Using the records that follow, copy every line containing the word "code".

▶ [ENTRIES SUPPLIED]
*****

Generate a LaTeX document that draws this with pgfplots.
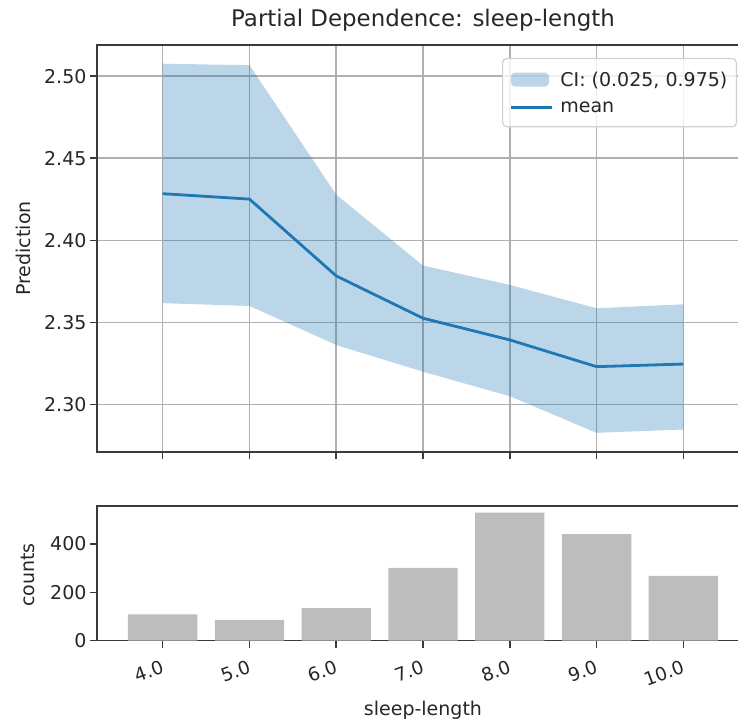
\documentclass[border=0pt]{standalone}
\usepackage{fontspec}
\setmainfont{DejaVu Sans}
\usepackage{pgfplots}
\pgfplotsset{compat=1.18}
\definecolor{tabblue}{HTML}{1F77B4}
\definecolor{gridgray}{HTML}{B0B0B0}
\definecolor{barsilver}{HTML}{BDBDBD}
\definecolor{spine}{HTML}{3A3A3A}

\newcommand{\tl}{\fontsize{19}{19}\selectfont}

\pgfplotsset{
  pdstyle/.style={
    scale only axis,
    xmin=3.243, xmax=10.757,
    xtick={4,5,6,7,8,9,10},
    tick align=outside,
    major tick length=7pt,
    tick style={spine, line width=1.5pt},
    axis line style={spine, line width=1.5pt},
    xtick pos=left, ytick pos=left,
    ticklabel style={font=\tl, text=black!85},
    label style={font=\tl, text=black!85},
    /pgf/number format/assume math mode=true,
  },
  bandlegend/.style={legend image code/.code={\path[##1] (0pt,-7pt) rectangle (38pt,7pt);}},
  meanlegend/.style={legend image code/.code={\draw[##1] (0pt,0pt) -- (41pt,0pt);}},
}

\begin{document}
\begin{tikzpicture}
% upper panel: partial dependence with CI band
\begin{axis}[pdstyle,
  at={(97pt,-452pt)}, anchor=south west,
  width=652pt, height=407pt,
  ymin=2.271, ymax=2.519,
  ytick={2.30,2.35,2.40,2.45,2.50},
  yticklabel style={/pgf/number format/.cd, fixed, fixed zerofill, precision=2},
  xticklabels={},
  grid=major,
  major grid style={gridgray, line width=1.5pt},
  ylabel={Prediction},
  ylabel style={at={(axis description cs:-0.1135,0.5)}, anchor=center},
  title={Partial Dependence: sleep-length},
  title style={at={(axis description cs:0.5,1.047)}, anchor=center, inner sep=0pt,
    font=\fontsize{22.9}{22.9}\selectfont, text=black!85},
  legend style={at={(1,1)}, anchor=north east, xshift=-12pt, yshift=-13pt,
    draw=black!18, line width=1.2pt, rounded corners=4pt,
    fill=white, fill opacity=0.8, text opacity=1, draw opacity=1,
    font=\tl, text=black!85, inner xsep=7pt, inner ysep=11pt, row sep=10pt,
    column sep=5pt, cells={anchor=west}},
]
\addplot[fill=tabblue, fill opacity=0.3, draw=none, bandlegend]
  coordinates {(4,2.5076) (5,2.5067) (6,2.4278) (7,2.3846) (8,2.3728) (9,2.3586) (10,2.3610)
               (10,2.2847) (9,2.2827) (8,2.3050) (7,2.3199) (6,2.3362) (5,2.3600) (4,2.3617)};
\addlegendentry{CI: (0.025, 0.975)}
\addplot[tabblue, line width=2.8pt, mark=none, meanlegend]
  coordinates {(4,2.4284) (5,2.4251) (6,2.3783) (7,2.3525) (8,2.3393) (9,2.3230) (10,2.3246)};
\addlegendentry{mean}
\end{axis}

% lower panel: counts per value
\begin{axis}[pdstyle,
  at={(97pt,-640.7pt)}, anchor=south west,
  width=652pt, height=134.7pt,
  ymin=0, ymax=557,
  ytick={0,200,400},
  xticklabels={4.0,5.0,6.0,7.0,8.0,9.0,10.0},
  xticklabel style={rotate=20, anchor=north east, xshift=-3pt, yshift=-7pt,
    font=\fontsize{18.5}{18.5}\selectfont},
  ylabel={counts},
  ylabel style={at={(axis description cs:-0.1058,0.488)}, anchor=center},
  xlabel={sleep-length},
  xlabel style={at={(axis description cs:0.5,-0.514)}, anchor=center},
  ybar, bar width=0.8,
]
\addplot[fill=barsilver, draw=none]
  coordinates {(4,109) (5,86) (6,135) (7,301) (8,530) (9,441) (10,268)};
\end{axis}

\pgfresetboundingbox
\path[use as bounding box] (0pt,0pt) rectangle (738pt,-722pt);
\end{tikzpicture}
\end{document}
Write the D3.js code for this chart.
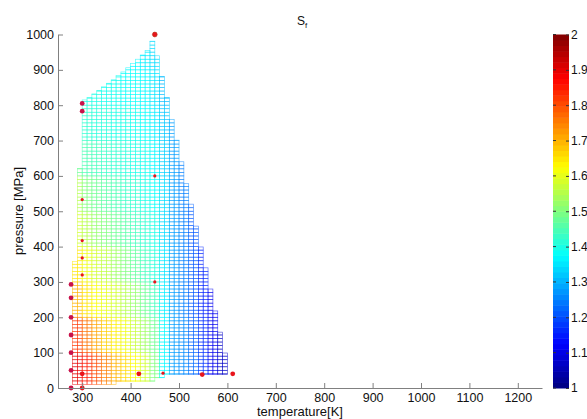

*****

▶ [FINAL RESULT]
  bandlegend/.style={legend image code/.code={\path[##1] (0pt,-7pt) rectangle (38pt,7pt);}},
  meanlegend/.style={legend image code/.code={\draw[##1] (0pt,0pt) -- (41pt,0pt);}},
Write the D3.js code for this chart.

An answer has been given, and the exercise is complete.